In the 1980s, President Ronald Reagan used an old Russian proverb, “Trust, but verify,” when negotiating nuclear disarmament with Mikhail Gorbachev.
The resulting Intermediate-Range Nuclear Forces Treaty established an extensive verification process, which resulted in eliminating 2,692 missiles by 1991, and was followed by 10 years of active surveillance through on-site inspections.
Active surveillance of prostate cancer can produce equally beneficial results. But a shockingly low number of guys who are prescribed a “wait-and-see approach” actually get onsite inspections when they should.
A new study from the University of North Carolina found that only 15% of the 346 men who were tracked after their diagnosis with early-stage prostate cancer made follow-up appointments that adhered to recommended monitoring guidelines.
Those guidelines include getting a prostate-specific antigen (PSA) test every six months, a digital rectal exam annually, and repeat biopsies every 18 months following diagnosis.
If you've been diagnosed with early-stage prostate cancer, those follow-up appointments allow your doctor to discover if (and when) the cancer starts to progress.

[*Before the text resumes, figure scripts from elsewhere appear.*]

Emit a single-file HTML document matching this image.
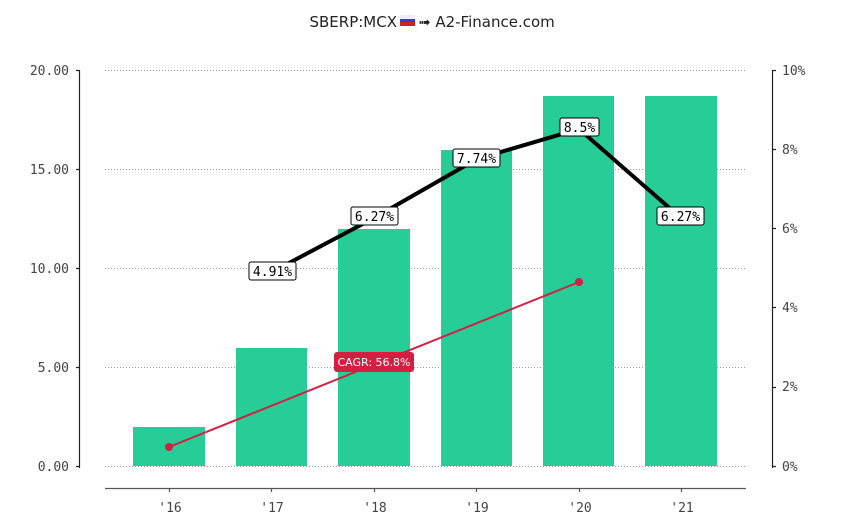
<!DOCTYPE html>
<html><head><style>body{margin:0;background:#fff}</style></head><body>
<svg width="850" height="526" xmlns="http://www.w3.org/2000/svg" font-family="'DejaVu Sans Mono','Liberation Mono',monospace">
<text x="397" y="27" text-anchor="end" font-family="'DejaVu Sans','Liberation Sans',sans-serif" font-size="15" fill="#222">SBERP:MCX</text>
<rect x="400" y="15" width="15" height="4" fill="#eee"/><rect x="400" y="19" width="15" height="3" fill="#2a44c8"/><rect x="400" y="22" width="15" height="4" fill="#d42020"/>
<text x="418" y="27" font-family="'DejaVu Sans','Liberation Sans',sans-serif" font-size="15" fill="#222">➟ A2-Finance.com</text>
<g stroke="#999" stroke-dasharray="1,2" stroke-width="1">
<line x1="105" x2="747" y1="70.5" y2="70.5"/><line x1="105" x2="747" y1="169.5" y2="169.5"/><line x1="105" x2="747" y1="268.5" y2="268.5"/><line x1="105" x2="747" y1="367.5" y2="367.5"/><line x1="105" x2="747" y1="466.5" y2="466.5"/>
</g>
<g fill="#26cd97">
<rect x="133" y="427" width="72" height="39"/><rect x="236" y="348" width="71" height="118"/><rect x="338" y="229" width="72" height="237"/><rect x="441" y="150" width="71" height="316"/><rect x="543" y="96" width="71" height="370"/><rect x="645" y="96" width="72" height="370"/>
</g>
<g stroke="#222" stroke-width="1.2" fill="none">
<path d="M79.5 70V468M76 70.5H79.5M76 169.5H79.5M76 268.5H79.5M76 367.5H79.5M76 466.5H79.5"/>
<path d="M772.5 70V468M772.5 70.5H776M772.5 149.5H776M772.5 228.5H776M772.5 307.5H776M772.5 387.5H776M772.5 466.5H776"/>
</g>
<path d="M105 488.5H746M169.5 488V492M271.5 488V492M374.5 488V492M476.5 488V492M579.5 488V492M681.5 488V492" stroke="#555" stroke-width="1.2"/>
<g font-size="13" fill="#444" text-anchor="end">
<text x="69" y="75">20.00</text><text x="69" y="174">15.00</text><text x="69" y="273">10.00</text><text x="69" y="372">5.00</text><text x="69" y="471">0.00</text>
</g>
<g font-size="13" fill="#444">
<text x="782" y="75">10%</text><text x="782" y="154">8%</text><text x="782" y="233">6%</text><text x="782" y="312">4%</text><text x="782" y="391">2%</text><text x="782" y="471">0%</text>
</g>
<g font-size="13" fill="#444" text-anchor="middle">
<text x="170" y="512">'16</text><text x="272" y="512">'17</text><text x="375" y="512">'18</text><text x="477" y="512">'19</text><text x="580" y="512">'20</text><text x="682" y="512">'21</text>
</g>
<polyline points="272,272 374,218 477,159 579,129 681,218" fill="none" stroke="#000" stroke-width="4"/>
<line x1="169" y1="447" x2="579" y2="282" stroke="#d41f43" stroke-width="2"/>
<circle cx="169" cy="447" r="4" fill="#d41f43"/><circle cx="579" cy="282" r="4" fill="#d41f43"/>
<rect x="334" y="352" width="80" height="20" rx="3" fill="#d41f43"/>
<text x="374" y="366" font-size="11" fill="#fff" text-anchor="middle" font-family="'DejaVu Sans','Liberation Sans',sans-serif">CAGR: 56.8%</text>
<g font-size="13" fill="#000" text-anchor="middle">
<rect x="249" y="262" width="47" height="18" rx="2" fill="#fff" stroke="#000"/><text x="272.5" y="276">4.91%</text>
<rect x="351" y="207" width="47" height="18" rx="2" fill="#fff" stroke="#000"/><text x="374.5" y="221">6.27%</text>
<rect x="453" y="149" width="47" height="18" rx="2" fill="#fff" stroke="#000"/><text x="476.5" y="163">7.74%</text>
<rect x="560" y="118" width="39" height="18" rx="2" fill="#fff" stroke="#000"/><text x="579.5" y="132">8.5%</text>
<rect x="657" y="207" width="47" height="18" rx="2" fill="#fff" stroke="#000"/><text x="680.5" y="221">6.27%</text>
</g>
</svg>
</body></html>
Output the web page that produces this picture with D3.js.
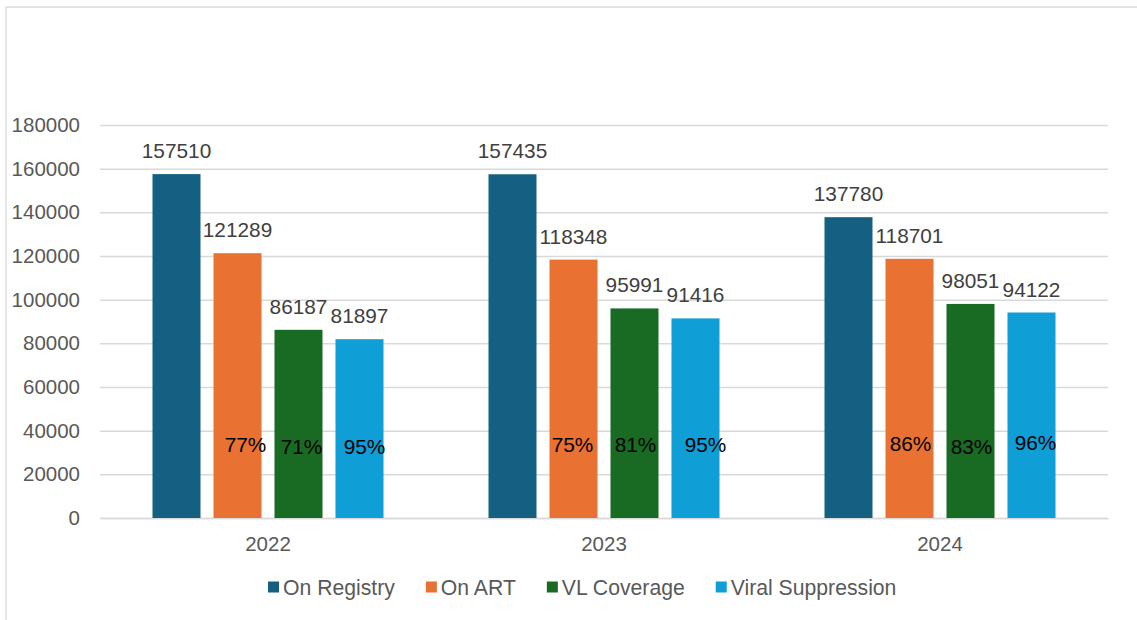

Then you'll know that active surveillance should end, and active — and very effective — treatment should begin.
It may make you anxious to get those checkups, but there'll be a lot more anxiety if your cancer is left unchecked.
Our suggestion: Make those first two PSA-test appointments immediately upon diagnosis, and get the digital rectal exam at the second one. Then put all future surveillance into your smartphone calendar with a reminder to make appointments or to keep them.